_The request_.
Don't include pictures. Quote the lines below from the first through the line that contains "import matplotlib.pyplot as plt".

* START *

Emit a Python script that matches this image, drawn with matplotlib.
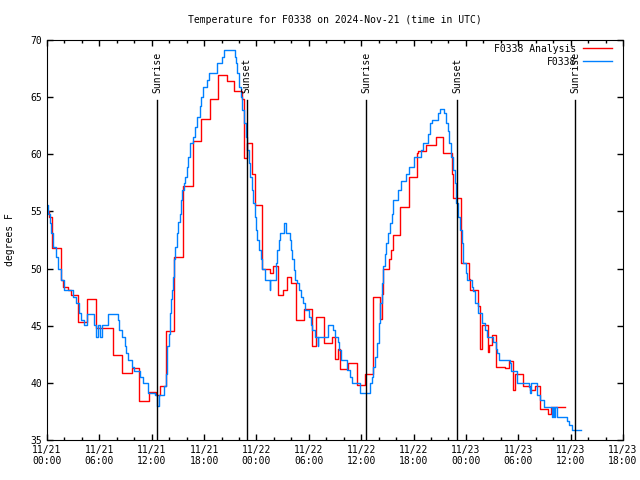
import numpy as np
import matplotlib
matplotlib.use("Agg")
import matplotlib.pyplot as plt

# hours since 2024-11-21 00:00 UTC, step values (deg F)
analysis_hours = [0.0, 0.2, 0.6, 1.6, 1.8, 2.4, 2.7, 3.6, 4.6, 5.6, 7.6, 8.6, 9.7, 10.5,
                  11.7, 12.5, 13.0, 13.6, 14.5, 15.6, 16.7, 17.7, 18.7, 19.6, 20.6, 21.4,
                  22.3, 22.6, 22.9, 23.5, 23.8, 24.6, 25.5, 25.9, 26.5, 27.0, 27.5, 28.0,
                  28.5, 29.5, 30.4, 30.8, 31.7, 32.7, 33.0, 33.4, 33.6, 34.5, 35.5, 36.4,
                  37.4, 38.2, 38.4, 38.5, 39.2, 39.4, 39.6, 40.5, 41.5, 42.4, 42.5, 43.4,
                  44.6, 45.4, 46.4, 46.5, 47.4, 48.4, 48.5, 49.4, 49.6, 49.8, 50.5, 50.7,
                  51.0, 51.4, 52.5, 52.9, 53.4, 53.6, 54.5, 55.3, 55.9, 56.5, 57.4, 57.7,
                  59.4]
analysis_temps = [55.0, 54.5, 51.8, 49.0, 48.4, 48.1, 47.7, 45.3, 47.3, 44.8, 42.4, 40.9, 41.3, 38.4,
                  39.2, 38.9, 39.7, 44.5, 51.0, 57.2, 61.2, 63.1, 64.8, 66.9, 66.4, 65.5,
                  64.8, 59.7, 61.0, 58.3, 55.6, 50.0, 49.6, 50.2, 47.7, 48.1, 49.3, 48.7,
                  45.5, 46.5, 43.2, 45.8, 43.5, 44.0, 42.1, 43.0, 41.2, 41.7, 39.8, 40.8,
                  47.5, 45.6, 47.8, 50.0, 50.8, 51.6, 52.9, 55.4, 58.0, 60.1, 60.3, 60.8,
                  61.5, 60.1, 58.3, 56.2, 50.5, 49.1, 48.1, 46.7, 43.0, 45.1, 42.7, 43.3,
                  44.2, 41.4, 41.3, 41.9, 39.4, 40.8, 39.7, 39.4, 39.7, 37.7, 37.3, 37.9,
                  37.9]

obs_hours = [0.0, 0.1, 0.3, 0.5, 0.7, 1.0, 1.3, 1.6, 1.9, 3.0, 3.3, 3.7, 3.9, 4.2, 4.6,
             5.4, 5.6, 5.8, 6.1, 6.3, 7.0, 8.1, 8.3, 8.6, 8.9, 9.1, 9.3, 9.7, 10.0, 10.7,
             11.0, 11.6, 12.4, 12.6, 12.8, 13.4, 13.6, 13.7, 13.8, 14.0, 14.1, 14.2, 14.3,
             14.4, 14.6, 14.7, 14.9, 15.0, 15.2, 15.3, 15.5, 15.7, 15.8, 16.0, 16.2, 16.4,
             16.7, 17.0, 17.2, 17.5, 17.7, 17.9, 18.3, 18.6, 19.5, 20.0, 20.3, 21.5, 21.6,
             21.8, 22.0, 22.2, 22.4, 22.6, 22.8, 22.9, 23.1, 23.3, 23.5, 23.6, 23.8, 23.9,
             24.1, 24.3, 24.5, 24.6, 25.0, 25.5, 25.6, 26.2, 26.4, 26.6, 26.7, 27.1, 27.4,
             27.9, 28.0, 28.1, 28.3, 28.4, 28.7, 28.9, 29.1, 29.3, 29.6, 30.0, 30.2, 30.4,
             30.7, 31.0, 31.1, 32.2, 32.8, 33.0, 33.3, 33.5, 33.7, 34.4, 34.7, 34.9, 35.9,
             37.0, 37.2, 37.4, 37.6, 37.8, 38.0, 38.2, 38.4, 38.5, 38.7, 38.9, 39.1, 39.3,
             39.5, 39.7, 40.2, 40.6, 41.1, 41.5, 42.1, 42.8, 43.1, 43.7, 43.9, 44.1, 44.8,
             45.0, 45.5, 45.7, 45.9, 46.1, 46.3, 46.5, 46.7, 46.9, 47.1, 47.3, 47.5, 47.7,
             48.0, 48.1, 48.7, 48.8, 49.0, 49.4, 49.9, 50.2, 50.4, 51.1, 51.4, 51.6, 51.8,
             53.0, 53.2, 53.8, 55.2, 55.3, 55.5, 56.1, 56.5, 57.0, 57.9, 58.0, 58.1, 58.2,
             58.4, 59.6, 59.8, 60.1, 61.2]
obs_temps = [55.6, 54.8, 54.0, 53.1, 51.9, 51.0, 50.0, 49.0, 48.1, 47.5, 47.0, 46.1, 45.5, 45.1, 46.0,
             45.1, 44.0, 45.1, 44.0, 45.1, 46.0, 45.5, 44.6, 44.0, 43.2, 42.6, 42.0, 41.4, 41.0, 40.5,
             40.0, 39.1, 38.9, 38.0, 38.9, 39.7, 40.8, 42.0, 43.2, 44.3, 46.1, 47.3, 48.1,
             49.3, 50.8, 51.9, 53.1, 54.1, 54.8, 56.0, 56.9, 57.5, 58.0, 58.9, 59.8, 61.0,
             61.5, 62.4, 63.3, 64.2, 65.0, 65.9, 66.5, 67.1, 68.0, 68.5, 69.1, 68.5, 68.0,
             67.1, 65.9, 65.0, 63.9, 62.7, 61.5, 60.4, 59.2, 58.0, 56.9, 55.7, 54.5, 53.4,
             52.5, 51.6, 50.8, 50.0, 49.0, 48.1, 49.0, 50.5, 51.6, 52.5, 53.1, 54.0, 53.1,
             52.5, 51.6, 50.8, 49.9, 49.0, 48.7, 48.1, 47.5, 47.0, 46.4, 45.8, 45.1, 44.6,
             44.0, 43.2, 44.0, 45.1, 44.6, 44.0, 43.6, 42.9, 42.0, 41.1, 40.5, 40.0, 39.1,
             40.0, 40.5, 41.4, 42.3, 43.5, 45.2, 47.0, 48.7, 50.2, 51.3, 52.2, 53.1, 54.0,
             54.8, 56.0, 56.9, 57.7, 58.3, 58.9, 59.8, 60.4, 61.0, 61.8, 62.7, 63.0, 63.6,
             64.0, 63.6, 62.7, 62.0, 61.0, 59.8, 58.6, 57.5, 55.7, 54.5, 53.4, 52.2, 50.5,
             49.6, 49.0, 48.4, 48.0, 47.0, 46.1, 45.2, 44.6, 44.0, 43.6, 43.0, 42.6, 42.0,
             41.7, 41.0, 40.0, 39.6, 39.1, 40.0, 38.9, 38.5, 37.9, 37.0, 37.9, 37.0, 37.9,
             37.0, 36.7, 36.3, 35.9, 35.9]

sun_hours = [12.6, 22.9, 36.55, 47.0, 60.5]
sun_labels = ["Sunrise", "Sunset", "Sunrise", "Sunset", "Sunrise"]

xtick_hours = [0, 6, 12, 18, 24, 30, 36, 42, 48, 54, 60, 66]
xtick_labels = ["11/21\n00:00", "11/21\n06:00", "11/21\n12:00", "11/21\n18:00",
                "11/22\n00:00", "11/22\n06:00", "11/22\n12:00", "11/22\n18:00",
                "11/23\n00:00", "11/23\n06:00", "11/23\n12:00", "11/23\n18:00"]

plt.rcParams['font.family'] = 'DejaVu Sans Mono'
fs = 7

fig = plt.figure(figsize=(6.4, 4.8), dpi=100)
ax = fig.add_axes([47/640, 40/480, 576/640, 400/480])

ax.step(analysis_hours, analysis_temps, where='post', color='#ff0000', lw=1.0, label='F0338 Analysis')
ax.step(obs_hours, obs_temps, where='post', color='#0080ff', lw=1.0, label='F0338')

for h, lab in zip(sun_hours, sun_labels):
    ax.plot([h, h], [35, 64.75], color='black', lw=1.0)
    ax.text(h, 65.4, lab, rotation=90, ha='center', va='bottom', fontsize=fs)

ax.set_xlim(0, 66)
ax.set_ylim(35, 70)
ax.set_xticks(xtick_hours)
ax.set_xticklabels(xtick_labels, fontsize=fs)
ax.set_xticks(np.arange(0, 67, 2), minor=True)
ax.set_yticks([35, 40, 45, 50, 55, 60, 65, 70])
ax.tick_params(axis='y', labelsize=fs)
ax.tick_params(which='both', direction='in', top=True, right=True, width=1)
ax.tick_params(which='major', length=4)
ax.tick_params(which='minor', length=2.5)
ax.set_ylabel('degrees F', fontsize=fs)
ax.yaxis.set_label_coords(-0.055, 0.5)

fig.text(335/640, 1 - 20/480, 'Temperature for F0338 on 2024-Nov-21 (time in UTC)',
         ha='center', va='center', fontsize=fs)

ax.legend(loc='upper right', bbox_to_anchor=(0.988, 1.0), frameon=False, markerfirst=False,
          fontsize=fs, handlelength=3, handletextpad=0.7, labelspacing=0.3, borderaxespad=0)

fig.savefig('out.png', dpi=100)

* END *

_Final result_.
Emit a Python script that matches this image, drawn with matplotlib.
import numpy as np
import matplotlib
matplotlib.use("Agg")
import matplotlib.pyplot as plt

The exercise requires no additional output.